Why are women still so under-represented in policing? Theories vary.
The Profession Holds Women Back
According to Equality Denied — The Status of Women in Policing,“Despite overwhelming evidence that women and men are equally capable of police work, widespread bias in police hiring, selection practices and recruitment policies keeps the numbers of women in law enforcement artificially low.”
However, according to Recruiting and Retaining Women: A Self-Assessment Guide for Law Enforcement, “[T]o recruit more women into policing, law enforcement agencies must overcome the common perception that policing is a ‘male-oriented profession’ limited to duties that require only physical strength.”
This doesn’t establish widespread bias. Historically, policing has been a male-oriented profession and did rely more on physical strength than today. The Guide went on to blame TV and Hollywood for portraying policing in a manner that might not appeal to women, but how is that the profession’s fault?
The report also listed “hostile work environment” as a barrier to women, citing a poll in Law and Order Magazine that showed only nine percent of male officers accepted females openly.

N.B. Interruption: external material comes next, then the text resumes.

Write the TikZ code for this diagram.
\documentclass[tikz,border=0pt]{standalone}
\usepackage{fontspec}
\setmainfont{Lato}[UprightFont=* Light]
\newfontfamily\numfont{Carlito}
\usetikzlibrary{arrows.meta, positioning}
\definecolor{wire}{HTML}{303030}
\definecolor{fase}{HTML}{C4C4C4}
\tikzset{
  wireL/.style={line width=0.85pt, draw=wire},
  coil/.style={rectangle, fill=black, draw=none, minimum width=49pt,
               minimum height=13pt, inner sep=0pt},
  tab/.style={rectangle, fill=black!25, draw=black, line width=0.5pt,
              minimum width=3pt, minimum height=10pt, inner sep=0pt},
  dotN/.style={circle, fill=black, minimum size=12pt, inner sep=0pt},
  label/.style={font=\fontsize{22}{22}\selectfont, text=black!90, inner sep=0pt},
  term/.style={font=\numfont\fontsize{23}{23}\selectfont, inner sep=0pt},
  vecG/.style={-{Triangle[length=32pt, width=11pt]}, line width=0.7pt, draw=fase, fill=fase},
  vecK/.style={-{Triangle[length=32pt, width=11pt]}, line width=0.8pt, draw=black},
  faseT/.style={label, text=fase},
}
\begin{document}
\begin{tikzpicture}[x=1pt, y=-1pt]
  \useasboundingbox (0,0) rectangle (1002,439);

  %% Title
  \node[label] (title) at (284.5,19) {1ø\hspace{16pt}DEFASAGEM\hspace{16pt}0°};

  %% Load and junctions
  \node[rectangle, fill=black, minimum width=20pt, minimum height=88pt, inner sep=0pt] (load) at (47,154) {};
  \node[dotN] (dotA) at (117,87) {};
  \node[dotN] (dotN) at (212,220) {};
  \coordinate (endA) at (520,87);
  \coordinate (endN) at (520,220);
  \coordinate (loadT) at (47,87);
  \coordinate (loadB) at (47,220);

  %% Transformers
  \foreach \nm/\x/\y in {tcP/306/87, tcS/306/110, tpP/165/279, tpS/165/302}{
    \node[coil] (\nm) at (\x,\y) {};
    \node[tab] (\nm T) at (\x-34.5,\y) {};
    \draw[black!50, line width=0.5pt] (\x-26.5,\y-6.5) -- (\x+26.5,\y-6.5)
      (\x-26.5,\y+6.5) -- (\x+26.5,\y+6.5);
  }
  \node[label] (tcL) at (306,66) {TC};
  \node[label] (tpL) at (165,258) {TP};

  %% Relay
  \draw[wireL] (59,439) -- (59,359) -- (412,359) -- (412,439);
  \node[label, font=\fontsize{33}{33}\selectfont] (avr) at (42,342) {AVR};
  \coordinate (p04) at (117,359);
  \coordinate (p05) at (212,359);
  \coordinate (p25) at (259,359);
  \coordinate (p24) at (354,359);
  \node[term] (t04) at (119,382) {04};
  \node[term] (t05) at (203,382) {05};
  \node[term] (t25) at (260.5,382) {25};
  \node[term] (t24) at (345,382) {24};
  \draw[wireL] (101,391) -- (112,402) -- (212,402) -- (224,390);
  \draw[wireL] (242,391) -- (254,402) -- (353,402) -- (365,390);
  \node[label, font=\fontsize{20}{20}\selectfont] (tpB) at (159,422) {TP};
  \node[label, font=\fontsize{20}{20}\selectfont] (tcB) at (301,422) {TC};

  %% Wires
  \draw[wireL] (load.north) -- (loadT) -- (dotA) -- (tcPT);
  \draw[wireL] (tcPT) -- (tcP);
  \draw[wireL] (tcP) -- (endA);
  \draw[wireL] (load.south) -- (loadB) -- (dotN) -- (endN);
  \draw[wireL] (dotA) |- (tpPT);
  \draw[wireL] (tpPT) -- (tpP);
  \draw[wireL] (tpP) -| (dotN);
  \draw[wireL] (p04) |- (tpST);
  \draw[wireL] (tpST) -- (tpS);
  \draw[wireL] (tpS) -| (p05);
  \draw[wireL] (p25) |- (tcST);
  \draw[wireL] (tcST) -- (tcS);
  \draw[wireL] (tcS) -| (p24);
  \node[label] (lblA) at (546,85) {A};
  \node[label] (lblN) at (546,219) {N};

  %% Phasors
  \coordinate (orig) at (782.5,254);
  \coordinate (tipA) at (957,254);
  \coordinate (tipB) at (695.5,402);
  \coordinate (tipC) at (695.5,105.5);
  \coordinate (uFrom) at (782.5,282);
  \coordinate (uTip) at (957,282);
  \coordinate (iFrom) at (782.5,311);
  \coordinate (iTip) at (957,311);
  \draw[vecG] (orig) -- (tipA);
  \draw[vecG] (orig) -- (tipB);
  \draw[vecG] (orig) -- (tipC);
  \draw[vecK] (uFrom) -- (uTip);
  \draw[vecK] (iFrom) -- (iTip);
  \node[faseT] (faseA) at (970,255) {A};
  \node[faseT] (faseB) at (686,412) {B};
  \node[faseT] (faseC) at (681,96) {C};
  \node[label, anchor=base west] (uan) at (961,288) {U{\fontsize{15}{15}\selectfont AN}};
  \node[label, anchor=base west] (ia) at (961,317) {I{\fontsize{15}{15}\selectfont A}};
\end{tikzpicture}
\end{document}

About 38 percent had problems accepting females, while another 34 percent accepted them slowly.
Then again, that poll was taken in 1993.
Back then, studies showed even female officers were mixed about supporting women in policing. (Haarr 1997; behind a paywall) One study showed many female officers do not support each other, and some even distance themselves from other women in order to fit in with their male counterparts.

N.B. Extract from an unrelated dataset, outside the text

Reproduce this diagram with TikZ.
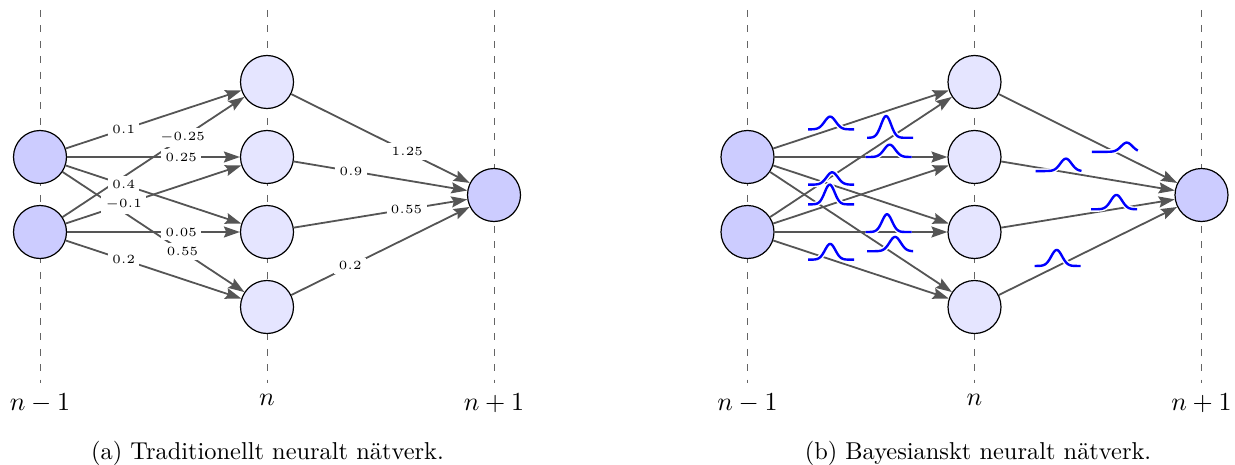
\documentclass[tikz,border=0pt]{standalone}
\usepackage{graphicx}
\usetikzlibrary{arrows.meta}
\definecolor{edgegray}{RGB}{85,85,85}
\definecolor{dashgray}{RGB}{100,100,100}
\newcommand\scl[1]{\scalebox{1.25}{#1}}
\newcommand\sclL[1]{\scalebox{1.3}{#1}}
\newcommand\sclC[1]{\scalebox{1.22}{#1}}
\tikzset{
  inp/.style={circle, draw=black, line width=0.6pt, fill=blue!20, minimum size=26.5pt, inner sep=0pt},
  hid/.style={inp, fill=blue!10},
  edge/.style={draw=edgegray, line width=0.9pt, -{Stealth[length=8pt,width=5.5pt,inset=1.2pt]}},
  dashline/.style={draw=dashgray, line width=0.5pt, dash pattern=on 3.5pt off 4.2pt},
  layerlab/.style={anchor=north, inner sep=0pt},
  wlab/.style={fill=white, inner sep=2.2pt, font=\tiny},
  bumpline/.style={draw=blue, line width=1.2pt, preaction={draw=white, line width=2.6pt}},
  captxt/.style={anchor=base, inner sep=0pt, font=\normalsize},
  pics/bump/.style args={#1/#2/#3}{code={
    \path[bumpline] plot[domain=-11.5:11.5, samples=60, smooth]
      ({\x*1pt},{(#1)*exp(-((\x-(#2))^2)/(2*(#3)^2))*1pt});
  }}
}
\begin{document}
\begin{tikzpicture}[x=0.5pt, y=-0.5pt]
\useasboundingbox (0,0) rectangle (1235,465);

% ================= (a) =================
\coordinate (ta1) at (40,10);  \coordinate (ba1) at (40,383);
\coordinate (ta2) at (267,10); \coordinate (ba2) at (267,383);
\coordinate (ta3) at (494,10); \coordinate (ba3) at (494,383);
\draw[dashline] (ta1) -- (ba1);
\draw[dashline] (ta2) -- (ba2);
\draw[dashline] (ta3) -- (ba3);
\node[layerlab] (la1) at (40,393.5) {\sclL{$n-1$}};
\node[layerlab] (la2) at (267,393.5) {\sclL{$n$}};
\node[layerlab] (la3) at (494,393.5) {\sclL{$n+1$}};

\node[inp] (a1) at (40,157) {};
\node[inp] (a2) at (40,232) {};
\node[hid] (ah1) at (267,82) {};
\node[hid] (ah2) at (267,157) {};
\node[hid] (ah3) at (267,232) {};
\node[hid] (ah4) at (267,307) {};
\node[inp] (ao) at (494,195) {};

\draw[edge] (a1) -- coordinate[pos=0.33] (w11) (ah1);
\draw[edge] (a1) -- coordinate[pos=0.66] (w12) (ah2);
\draw[edge] (a1) -- coordinate[pos=0.33] (w13) (ah3);
\draw[edge] (a1) -- coordinate[pos=0.66] (w14) (ah4);
\draw[edge] (a2) -- coordinate[pos=0.66] (w21) (ah1);
\draw[edge] (a2) -- coordinate[pos=0.33] (w22) (ah2);
\draw[edge] (a2) -- coordinate[pos=0.66] (w23) (ah3);
\draw[edge] (a2) -- coordinate[pos=0.33] (w24) (ah4);
\draw[edge] (ah1) -- coordinate[pos=0.65] (wo1) (ao);
\draw[edge] (ah2) -- coordinate[pos=0.33] (wo2) (ao);
\draw[edge] (ah3) -- coordinate[pos=0.65] (wo3) (ao);
\draw[edge] (ah4) -- coordinate[pos=0.33] (wo4) (ao);

\node[wlab] (lw11) at (w11) {\scl{$0.1$}};
\node[wlab] (lw12) at (w12) {\scl{$0.25$}};
\node[wlab] (lw13) at (w13) {\scl{$0.4$}};
\node[wlab] (lw14) at (w14) {\scl{$0.55$}};
\node[wlab] (lw21) at (w21) {\scl{$-0.25$}};
\node[wlab] (lw22) at (w22) {\scl{$-0.1$}};
\node[wlab] (lw23) at (w23) {\scl{$0.05$}};
\node[wlab] (lw24) at (w24) {\scl{$0.2$}};
\node[wlab] (lwo1) at (wo1) {\scl{$1.25$}};
\node[wlab] (lwo2) at (wo2) {\scl{$0.9$}};
\node[wlab] (lwo3) at (wo3) {\scl{$0.55$}};
\node[wlab] (lwo4) at (wo4) {\scl{$0.2$}};

\node[captxt] (capa) at (267.5,459) {\sclC{(a) Traditionellt neuralt nätverk.}};

% ================= (b) =================
\coordinate (tb1) at (747.5,10);  \coordinate (bb1) at (747.5,383);
\coordinate (tb2) at (974.5,10);  \coordinate (bb2) at (974.5,383);
\coordinate (tb3) at (1201.5,10); \coordinate (bb3) at (1201.5,383);
\draw[dashline] (tb1) -- (bb1);
\draw[dashline] (tb2) -- (bb2);
\draw[dashline] (tb3) -- (bb3);
\node[layerlab] (lb1) at (747.5,393.5) {\sclL{$n-1$}};
\node[layerlab] (lb2) at (974.5,393.5) {\sclL{$n$}};
\node[layerlab] (lb3) at (1201.5,393.5) {\sclL{$n+1$}};

\node[inp] (b1) at (747.5,157) {};
\node[inp] (b2) at (747.5,232) {};
\node[hid] (bh1) at (974.5,82) {};
\node[hid] (bh2) at (974.5,157) {};
\node[hid] (bh3) at (974.5,232) {};
\node[hid] (bh4) at (974.5,307) {};
\node[inp] (bo) at (1201.5,195) {};

\draw[edge] (b1) -- coordinate[pos=0.33] (v11) (bh1);
\draw[edge] (b1) -- coordinate[pos=0.66] (v12) (bh2);
\draw[edge] (b1) -- coordinate[pos=0.33] (v13) (bh3);
\draw[edge] (b1) -- coordinate[pos=0.66] (v14) (bh4);
\draw[edge] (b2) -- coordinate[pos=0.66] (v21) (bh1);
\draw[edge] (b2) -- coordinate[pos=0.33] (v22) (bh2);
\draw[edge] (b2) -- coordinate[pos=0.66] (v23) (bh3);
\draw[edge] (b2) -- coordinate[pos=0.33] (v24) (bh4);
\draw[edge] (bh1) -- coordinate[pos=0.65] (vo1) (bo);
\draw[edge] (bh2) -- coordinate[pos=0.33] (vo2) (bo);
\draw[edge] (bh3) -- coordinate[pos=0.65] (vo3) (bo);
\draw[edge] (bh4) -- coordinate[pos=0.33] (vo4) (bo);

\pic at (v11) {bump=6.35/-0.5/2.8};
\pic at (v12) {bump=6.15/0.5/2.8};
\pic at (v13) {bump=6.15/0.5/2.8};
\pic at (v14) {bump=7.15/2.5/2.8};
\pic at (v21) {bump=10.85/-2/2.5};
\pic at (v22) {bump=9.85/-0.75/2.5};
\pic at (v23) {bump=8.85/-0.8/2.5};
\pic at (v24) {bump=7.85/-0.5/2.6};
\pic at (vo1) {bump=4.6/6/2.8};
\pic at (vo2) {bump=6.2/3.7/2.8};
\pic at (vo3) {bump=7.15/1.2/2.8};
\pic at (vo4) {bump=8/-0.5/2.7};

\node[captxt] (capb) at (978,459) {\sclC{(b) Bayesianskt neuralt nätverk.}};
\end{tikzpicture}
\end{document}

I couldn’t find an Equality Denied report since 2001. Most of the reports and studies I found about the profession’s obstacles to women were 20 and 30 years old. I don’t question that women faced significant obstacles from the profession then.
More recent evidence indicates women are being targeted and sought for their unique skills. The article “Female police officers are rare but sought after for unique skills” describes police chiefs who want and are trying to hire women — they just don’t get many female applicants.
Another example of encouraging women is on the Charlotte-Mecklenberg Police Department’s website, which presents “I’m a Woman and I Want to Be a Police Officer,” an article that describes what the work is like and debunks myths about women in policing that might discourage applicants.
Does the profession still hold women back? If yes, how?
Could Women Lack Policing Ambition?
A 2012 study called “Men Rule: The Continued Under-Representation of Women in U.S. Politics” might also explain their small percentage in policing. For example, only eight of the nation’s 100 largest cities have a woman as mayor.
Here are some more data points (rounded to the nearest whole number):
• 17 percent of U.S. Senators are women
• 17 percent of Members of the U.S. House of Representatives are women
• 12 percent of state governors are women
• 22 percent of statewide elected officials are women
• 24 percent of state legislators are women
Looking abroad for comparison, there are 90 nations and 50 democratic countries that rank higher than ours in women’s representation in their countries’ legislatures. Check out the list below, which identifies rank, country, and percent women in those countries’ legislatures:
1.) Rwanda 56.3 percent
2.) Andorra 53.6 percent
3.) Sweden 45.0 percent
4.) South Africa 44.5 percent
5.) Cuba 43.2 percent
6.) Iceland 42.9 percent
7.) Finland 42.5 percent
8.) Norway 39.6 percent
9.) Belgium 39.3 percent
10.) Netherlands 39.3 percent
The United States ranks all the way down at number 91, with 16.9 percent women in the legislature.
But the study found our country’s disparity was not due to discrimination. In fundraising and vote totals, the consensus among researchers is an absence of overt gender bias. When women run for office — regardless of the position they seek — they do as well and are as likely as their male counterparts to win.
The study concluded instead,
“There is a substantial gender gap in political ambition; men tend to have it, and women don’t.”
Several factors were identified for the political ambition gender gap that might pertain to policing:
1.) Women are more likely to perceive the electoral environment as highly competitive and biased
2.) Women are less likely to think they are qualified
3.) Potential female candidates are less competitive, less confident, and more risk-averse than their male counterparts
4.) Women react more negatively to many aspects of modern campaigns
5.) Women are less likely to receive the suggestion to run for office — from anyone
6.) Women are still responsible for the majority of childcare and household tasks
Again, I’d like to hear from you. Do you think there’s a gender gap in policing ambition? If yes, why?
Finally, whether the profession or women themselves — or both — are the reason for our significant under-representation in policing, what might we do about it?